Incra faz o certo e torna sem efeito memorando que impedia diálogo com MST
A cada dia, a minha máxima cravada numa coluna da Folha vai se tornando verdadeira. O governo Bolsonaro erra quando avança e acerta quando recua. Informa a Folha:
Em ofício enviado nesta terça-feira (12) ao Ministério Público Federal, o ouvidor do Incra, um coronel da reserva do Exército, disse que tornou sem efeito seu próprio memorando circular distribuído em fevereiro a todos os chefes do órgão no país para proibi-los de receber entidades que não possuíssem personalidade jurídica. Na prática, a orientação do ouvidor, João Miguel Maia de Sousa, representava o rompimento do diálogo com o MST (Movimento dos Trabalhadores Rurais Sem Terra), que não possui CNPJ (Cadastro Nacional de Pessoa Jurídica).
Informa ainda o jornal:
O memorando do ouvidor do Incra, revelado pela Folha, gerou uma reação da PFDC (Procuradoria Federal dos Direitos do Cidadão), vinculada à PGR (Procuradoria Geral da República). Em ofício dirigido ao Incra pela subprocuradora-geral da República Deborah Duprat e pelos procuradores do Grupo de Trabalho Reforma Agrária, a PFDC recomendou ao Incra que cancelasse as orientações pois "adotam posição de acirramento de tensões sociais e conflitos no campo, em contrariedade ao papel mediador e de busca de pacificação, prevenção e resolução de tais antagonismos conferido à Ouvidoria Nacional Agrária pelo ordenamento jurídico".

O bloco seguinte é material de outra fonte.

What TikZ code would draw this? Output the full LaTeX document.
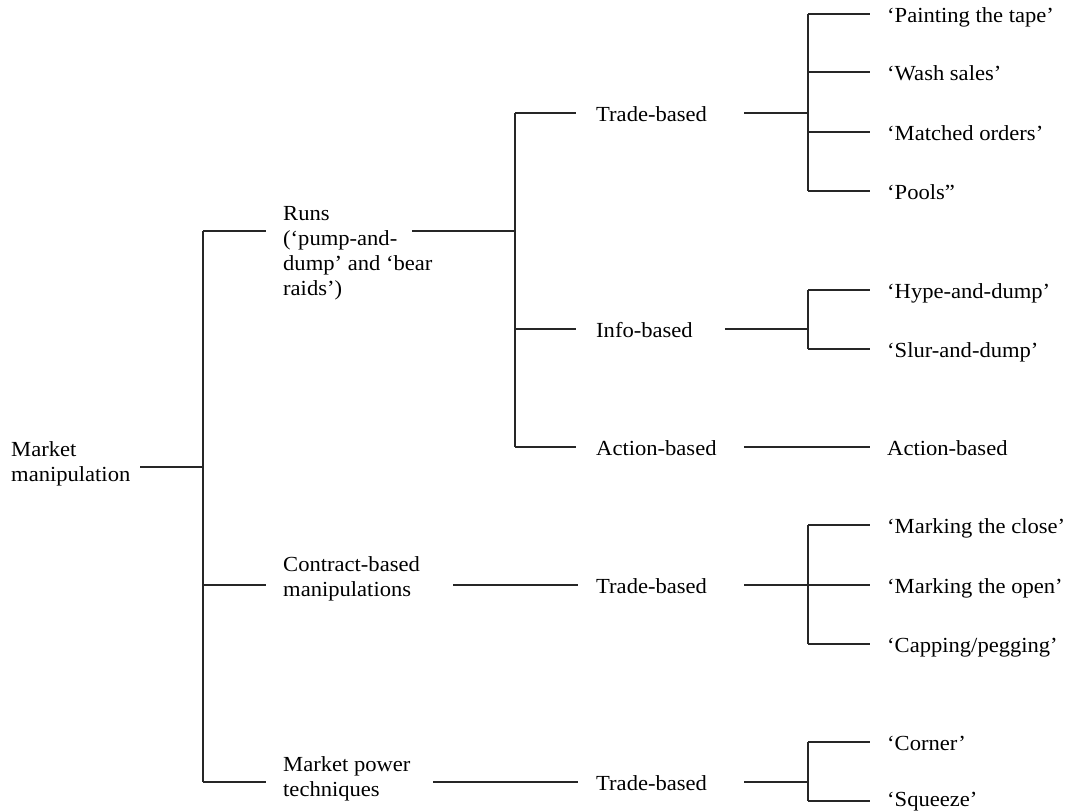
\documentclass[tikz,border=0pt]{standalone}
\usepackage{fontspec}
\setmainfont[FakeStretch=1.05]{Liberation Serif}
\begin{document}
\begin{tikzpicture}[x=1pt,y=-1pt,
  lbl/.style={anchor=west, inner sep=0pt, text height=16pt, text depth=0pt, font=\fontsize{21.5}{25}\selectfont},
  ml/.style={anchor=base west, inner sep=0pt, align=left, font=\fontsize{21.5}{25}\selectfont},
  conn/.style={line width=1.5pt, draw=black!85}]
\useasboundingbox (0,0) rectangle (1071,811);

% level 0 and 1 labels (anchored at the baseline of their last line)
\node[ml] (mm) at (11,481) {Market\\manipulation};
\node[ml] (runs) at (283,295) {Runs\\(‘pump-and-\\dump’ and ‘bear\\raids’)};
\node[ml] (cb) at (283,596) {Contract-based\\manipulations};
\node[ml] (mp) at (283,796) {Market power\\techniques};

% level 2 labels
\node[lbl] (tb1) at (596,113) {Trade-based};
\node[lbl] (ib) at (596,329) {Info-based};
\node[lbl] (ab) at (596,447) {Action-based};
\node[lbl] (tb2) at (596,585) {Trade-based};
\node[lbl] (tb3) at (596,782) {Trade-based};

% leaves
\node[lbl] (l1) at (887,14) {‘Painting the tape’};
\node[lbl] (l2) at (887,72) {‘Wash sales’};
\node[lbl] (l3) at (887,132) {‘Matched orders’};
\node[lbl] (l4) at (887,191) {‘Pools”};
\node[lbl] (l5) at (887,290) {‘Hype-and-dump’};
\node[lbl] (l6) at (887,349) {‘Slur-and-dump’};
\node[lbl] (l7) at (887,447) {Action-based};
\node[lbl] (l8) at (887,525) {‘Marking the close’};
\node[lbl] (l9) at (887,585) {‘Marking the open’};
\node[lbl] (l10) at (887,644) {‘Capping/pegging’};
\node[lbl] (l11) at (887,742) {‘Corner’};
\node[lbl, text height=10pt] (l12) at (887,801) {‘Squeeze’};

% connection points
\coordinate (mmR) at (140,467);
\coordinate (J1) at (203,467);
\coordinate (runsL) at (266,231);
\coordinate (runsR) at (412,231);
\coordinate (J2) at (515,231);
\coordinate (cbL) at (266,585);
\coordinate (cbR) at (453,585);
\coordinate (mpL) at (266,782);
\coordinate (mpR) at (433,782);
\coordinate (J3) at (808,0);

% trunk
\draw[conn] (mmR) -- (J1);
\draw[conn] (J1 |- runsL) -- (J1 |- mpL);
\draw[conn] (J1 |- runsL) -- (runsL);
\draw[conn] (J1 |- cbL) -- (cbL);
\draw[conn] (J1 |- mpL) -- (mpL);

% runs branch
\draw[conn] (runsR) -- (J2);
\draw[conn] (J2 |- tb1.west) -- (J2 |- ab.west);
\draw[conn] (J2 |- tb1.west) -- ([xshift=-20pt]tb1.west);
\draw[conn] (J2 |- ib.west) -- ([xshift=-20pt]ib.west);
\draw[conn] (J2 |- ab.west) -- ([xshift=-20pt]ab.west);

% trade-based (runs)
\draw[conn] ([xshift=37pt]tb1.east) -- (J3 |- tb1.east);
\draw[conn] (J3 |- l1.west) -- (J3 |- l4.west);
\foreach \n in {l1,l2,l3,l4}
  \draw[conn] (J3 |- \n.west) -- ([xshift=-17pt]\n.west);

% info-based
\draw[conn] ([xshift=32pt]ib.east) -- (J3 |- ib.east);
\draw[conn] (J3 |- l5.west) -- (J3 |- l6.west);
\foreach \n in {l5,l6}
  \draw[conn] (J3 |- \n.west) -- ([xshift=-17pt]\n.west);

% action-based
\draw[conn] ([xshift=27pt]ab.east) -- ([xshift=-17pt]l7.west);

% contract-based
\draw[conn] (cbR) -- ([xshift=-18pt]tb2.west);
\draw[conn] ([xshift=37pt]tb2.east) -- (J3 |- tb2.east);
\draw[conn] (J3 |- l8.west) -- (J3 |- l10.west);
\foreach \n in {l8,l9,l10}
  \draw[conn] (J3 |- \n.west) -- ([xshift=-17pt]\n.west);

% market power
\draw[conn] (mpR) -- ([xshift=-18pt]tb3.west);
\draw[conn] ([xshift=37pt]tb3.east) -- (J3 |- tb3.east);
\draw[conn] (J3 |- l11.west) -- (J3 |- l12.west);
\foreach \n in {l11,l12}
  \draw[conn] (J3 |- \n.west) -- ([xshift=-17pt]\n.west);
\end{tikzpicture}
\end{document}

A PFDC afirmou ainda que o memorando continha "ilegalidades e inconstitucionalidades" ao sugerir que determinados cidadãos não fossem mais atendidos por um órgão público.
Comento
Se vocês me perguntarem se acho que o MST deveria ter personalidade jurídica, a minha resposta será "sim". Não! Eu não considero que movimentos sociais tenham de ser necessariamente regulados por cartórios. Eles têm, nas democracias, uma essência antiestatal e antiestablishment. Ocorre que o movimento é visceralmente ligado a cooperativas que recebem verbas públicas. No passado, usou e abusou da sua não-existência jurídica para praticar abusos e cometer crimes.
Mas isso significa que o governo não deve falar com a turma? A minha resposta é "Não!" Ou seja: é para falar com o MST. Até porque a conversa não quer dizer que se vá ceder ao que eventualmente for impróprio ou que se vá condescender com métodos que podem ser condenáveis.
Acontece que um dos trabalhos do governo, e isto o bolsonarismo ainda não entendeu, é justamente pacificar os conflitos, evitar o choque, tentar conciliar contrários. Podem apostar que a sociedade se encarrega de fazer suas divisões inconciliáveis.
Se o MST vai ser recebido e ouvido, bem, não dá para responder. A revogação pode ter tido apenas o objetivo de evitar conflito com o Ministério Público. Parece-me que deveria. Bolsonaro é presidente de todos os brasileiros. De resto, cumpre indagar: não falar com o MST traz mais benefícios ou traz mais prejuízos? Resposta: prejuízos.
Então que se converse. Ceder ou não ceder é outra coisa.